--- PROMPT ---
Reproduce the full listing below unchanged, apart from the pictures.

--- GIVEN DATA ---
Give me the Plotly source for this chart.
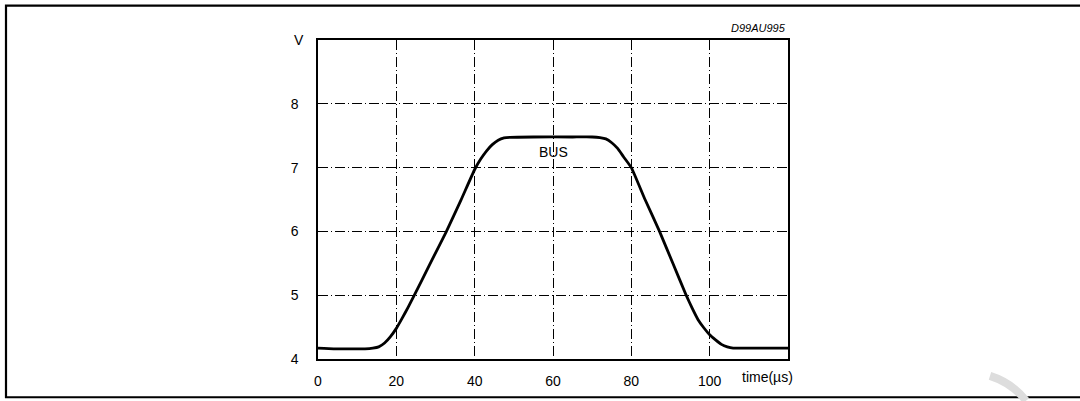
import plotly.graph_objects as go

# ---- data ----
time_us = [0, 4, 8, 12, 14, 15.5, 17, 18.5, 20, 21.5, 23, 24.6, 28.5, 32.7, 36.5, 40.0,
           41.5, 43, 44.5, 46, 47.5, 49, 55, 65, 70, 72, 73.5, 75, 76.5, 78, 80, 83.5,
           87.2, 90.6, 94, 95.5, 97, 98.5, 100, 101.5, 103, 104.5, 106, 110, 120]
bus_v = [4.17, 4.16, 4.16, 4.16, 4.17, 4.19, 4.25, 4.35, 4.48, 4.64, 4.81, 5.0, 5.48, 5.99,
         6.49, 6.97, 7.13, 7.26, 7.36, 7.43, 7.465, 7.475, 7.48, 7.48, 7.48, 7.47, 7.45,
         7.39, 7.3, 7.17, 7.0, 6.5, 6.0, 5.5, 5.0, 4.8, 4.62, 4.49, 4.38, 4.3, 4.23, 4.19,
         4.17, 4.17, 4.17]
x_ticks = [0, 20, 40, 60, 80, 100]
y_ticks = [4, 5, 6, 7, 8]
x_unit_label = "time(µs)"
y_unit_label = "V"
series_label = "BUS"
figure_code = "D99AU995"

W, H = 1080, 401
L, R, T, B = 318, 292, 40, 40
pw, ph = W - L - R, H - T - B

def px_x(p):
    return (p - L) / pw

def px_y(p):
    return (H - B - p) / ph

fig = go.Figure()
fig.add_trace(go.Scatter(x=time_us, y=bus_v, mode="lines",
                         line=dict(color="black", width=2.8, shape="spline", smoothing=0.4),
                         hoverinfo="skip", showlegend=False))

axis_font = dict(family="Liberation Sans, Arial, sans-serif", size=14, color="black")
grid_dash = "10px,3px,1px,3px"

fig.update_xaxes(range=[0, 120], tickvals=x_ticks, ticktext=[str(v) for v in x_ticks],
                 showgrid=True, gridcolor="black", gridwidth=0.8, griddash=grid_dash,
                 showline=True, linecolor="black", linewidth=1.5, mirror=True,
                 ticks="", tickfont=axis_font, zeroline=False, ticklabelstandoff=8)
fig.update_yaxes(range=[4, 9], tickvals=y_ticks, ticktext=[str(v) for v in y_ticks],
                 showgrid=True, gridcolor="black", gridwidth=0.8, griddash=grid_dash,
                 showline=True, linecolor="black", linewidth=1.5, mirror=True,
                 ticks="", tickfont=axis_font, zeroline=False, ticklabelstandoff=15)

annotations = [
    dict(x=114.7, y=4, xref="x", yref="y", text=x_unit_label, showarrow=False,
         yanchor="top", yshift=-8, font=axis_font),
    dict(x=px_x(299), y=9, xref="paper", yref="y", text=y_unit_label, showarrow=False,
         xanchor="center", yanchor="middle", font=axis_font),
    dict(x=60, y=7.24, xref="x", yref="y", text=series_label, showarrow=False,
         xanchor="center", yanchor="middle", font=axis_font),
    dict(x=1, y=px_y(28), xref="paper", yref="paper", text="<i>" + figure_code + "</i>",
         showarrow=False, xanchor="right", yanchor="middle",
         font=dict(family="Liberation Sans, Arial, sans-serif", size=11, color="black")),
]

shapes = [
    # outer frame (left, top, bottom edges)
    dict(type="path", xref="paper", yref="paper",
         path=f"M {px_x(1095)} {px_y(5.5)} L {px_x(6)} {px_y(5.5)} L {px_x(6)} {px_y(399.5)} L {px_x(1095)} {px_y(399.5)}",
         line=dict(color="black", width=2.2)),
    # faint watermark arc fragment in the lower right corner
    dict(type="path", xref="paper", yref="paper",
         path=f"M {px_x(990)} {px_y(378)} Q {px_x(1012)} {px_y(385)} {px_x(1026)} {px_y(403)}",
         line=dict(color="#dddddd", width=8)),
]

fig.update_layout(width=W, height=H, margin=dict(l=L, r=R, t=T, b=B),
                  paper_bgcolor="white", plot_bgcolor="white",
                  annotations=annotations, shapes=shapes, showlegend=False)

fig.write_html("out.html", config={"displayModeBar": False},
               post_script="document.body.style.margin='0';document.body.style.overflow='hidden';")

--- REPLY ---
Give me the Plotly source for this chart.
import plotly.graph_objects as go

# ---- data ----
time_us = [0, 4, 8, 12, 14, 15.5, 17, 18.5, 20, 21.5, 23, 24.6, 28.5, 32.7, 36.5, 40.0,
           41.5, 43, 44.5, 46, 47.5, 49, 55, 65, 70, 72, 73.5, 75, 76.5, 78, 80, 83.5,
           87.2, 90.6, 94, 95.5, 97, 98.5, 100, 101.5, 103, 104.5, 106, 110, 120]
bus_v = [4.17, 4.16, 4.16, 4.16, 4.17, 4.19, 4.25, 4.35, 4.48, 4.64, 4.81, 5.0, 5.48, 5.99,
         6.49, 6.97, 7.13, 7.26, 7.36, 7.43, 7.465, 7.475, 7.48, 7.48, 7.48, 7.47, 7.45,
         7.39, 7.3, 7.17, 7.0, 6.5, 6.0, 5.5, 5.0, 4.8, 4.62, 4.49, 4.38, 4.3, 4.23, 4.19,
         4.17, 4.17, 4.17]
x_ticks = [0, 20, 40, 60, 80, 100]
y_ticks = [4, 5, 6, 7, 8]
x_unit_label = "time(µs)"
y_unit_label = "V"
series_label = "BUS"
figure_code = "D99AU995"

W, H = 1080, 401
L, R, T, B = 318, 292, 40, 40
pw, ph = W - L - R, H - T - B

def px_x(p):
    return (p - L) / pw

def px_y(p):
    return (H - B - p) / ph

fig = go.Figure()
fig.add_trace(go.Scatter(x=time_us, y=bus_v, mode="lines",
                         line=dict(color="black", width=2.8, shape="spline", smoothing=0.4),
                         hoverinfo="skip", showlegend=False))

axis_font = dict(family="Liberation Sans, Arial, sans-serif", size=14, color="black")
grid_dash = "10px,3px,1px,3px"

fig.update_xaxes(range=[0, 120], tickvals=x_ticks, ticktext=[str(v) for v in x_ticks],
                 showgrid=True, gridcolor="black", gridwidth=0.8, griddash=grid_dash,
                 showline=True, linecolor="black", linewidth=1.5, mirror=True,
                 ticks="", tickfont=axis_font, zeroline=False, ticklabelstandoff=8)
fig.update_yaxes(range=[4, 9], tickvals=y_ticks, ticktext=[str(v) for v in y_ticks],
                 showgrid=True, gridcolor="black", gridwidth=0.8, griddash=grid_dash,
                 showline=True, linecolor="black", linewidth=1.5, mirror=True,
                 ticks="", tickfont=axis_font, zeroline=False, ticklabelstandoff=15)

annotations = [
    dict(x=114.7, y=4, xref="x", yref="y", text=x_unit_label, showarrow=False,
         yanchor="top", yshift=-8, font=axis_font),
    dict(x=px_x(299), y=9, xref="paper", yref="y", text=y_unit_label, showarrow=False,
         xanchor="center", yanchor="middle", font=axis_font),
    dict(x=60, y=7.24, xref="x", yref="y", text=series_label, showarrow=False,
         xanchor="center", yanchor="middle", font=axis_font),
    dict(x=1, y=px_y(28), xref="paper", yref="paper", text="<i>" + figure_code + "</i>",
         showarrow=False, xanchor="right", yanchor="middle",
         font=dict(family="Liberation Sans, Arial, sans-serif", size=11, color="black")),
]

shapes = [
    # outer frame (left, top, bottom edges)
    dict(type="path", xref="paper", yref="paper",
         path=f"M {px_x(1095)} {px_y(5.5)} L {px_x(6)} {px_y(5.5)} L {px_x(6)} {px_y(399.5)} L {px_x(1095)} {px_y(399.5)}",
         line=dict(color="black", width=2.2)),
    # faint watermark arc fragment in the lower right corner
    dict(type="path", xref="paper", yref="paper",
         path=f"M {px_x(990)} {px_y(378)} Q {px_x(1012)} {px_y(385)} {px_x(1026)} {px_y(403)}",
         line=dict(color="#dddddd", width=8)),
]

fig.update_layout(width=W, height=H, margin=dict(l=L, r=R, t=T, b=B),
                  paper_bgcolor="white", plot_bgcolor="white",
                  annotations=annotations, shapes=shapes, showlegend=False)

fig.write_html("out.html", config={"displayModeBar": False},
               post_script="document.body.style.margin='0';document.body.style.overflow='hidden';")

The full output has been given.